Para João Cravinho tudo foi cozinhado para que resultasse “numa imensa pressão sobre José Sócrates”. Fica para a história a expressão do seu antigo ministro das Obras Públicas, Mario Lino, que na margem sul “jamais”. Mas 15 anos depois do primeiro anúncio, o Campo de Tiro de Alcochete volta a estar em cima da mesa, ungido primeiro pelo LNEC e agora pela CTI. “Em 2008 também foi criada uma comissão para esta reviravolta, e isso está comprovadíssimo”, refere, realçando o que considera ter sido uma espécie de embuste à época.
Pese embora os prós e os contras destas coisas, João Cravinho espera que se resolva de uma vez onde o país quer colocar o aeroporto, mas não deixa de apontar que a comissão técnica não fez por estudar a melhor localização em consonância com aquilo que se quer para o desenvolvimento do país, tendo ignorado ainda o critério da Comissão Europeia que fixa o conceito de zona de influência de um aeroporto nos 100 quilómetros ou uma hora a partir do aeroporto, em que a CTI preferiu enveredar pela meia hora “numa autêntica distorção das recomendações europeias e para dar jeito à localização na margem sul”.

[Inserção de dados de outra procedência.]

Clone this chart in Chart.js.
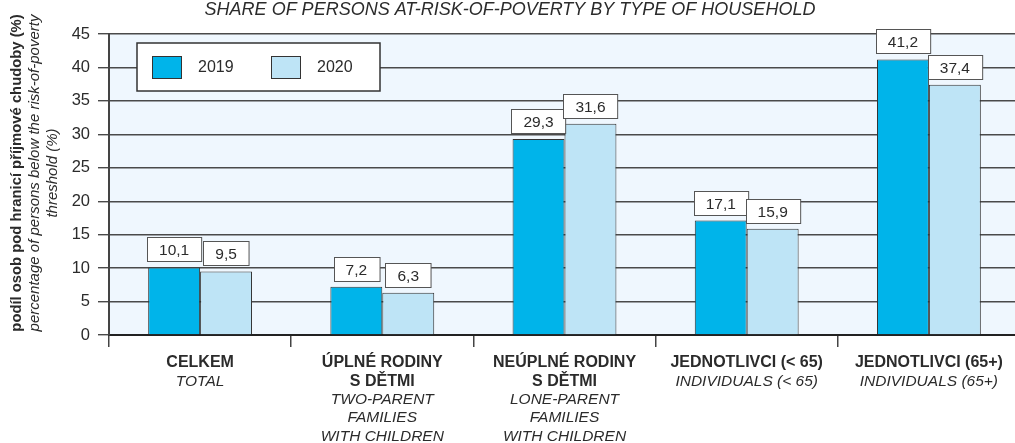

João Cravinho diz esperar pela conclusão deste processo que “não deixa de ter informação útil, mas que tem também alterações que são incompreensíveis”. Santarém é na sua opinião uma possibilidade que pode vir a ser interessante, ao contrário do Montijo que enferma de graves questões ambientais tendo em vista uma infraestrutura daquela natureza, assim como Alverca. Vendas Novas a seu ver também não é opção. Já Santarém, com uma génese diferente de outros projetos, porque nasce de uma iniciativa privada, mas que de um ponto de vista de localização, apesar de distante de Lisboa, conforme muitos dizem, “se resolverem o problema relacionado com a orientação das pistas não fica muito mais longe do que a solução Campo de Tiro de Alcochete”. João Cravinho traça o retrato – “No meu tempo tínhamos o aeroporto numa perspetiva intermodal, com as acessibilidades projetadas, agora com esse projeto nem sabemos muito bem o que é que vamos ter, em que a escola de pensamento que foi definitivamente para a frente neste caso foi aquela que se relaciona com objetivos puramente aeronáuticos e o país que se adapte!”. “Não se pensou no modelo de desenvolvimento do país”, conclui, afastando ainda o pensamento dos críticos quando dizem que este “é um projeto para servir Lisboa, mas não é. Deve, antes, servir o país”.
Com a solução que está em cima da mesa “Portugal arrisca-se a ter o maior aeroporto europeu” numa solução “megalómana” que não foi medida. “Há quem veja isto como um eixo de desenvolvimento para o sul, para a Comporta, e isto é ridículo”. São principalmente alguns interesses especulativos imobiliários que ainda se vão movendo na sombra que ditam as regras à volta da Península de Setúbal.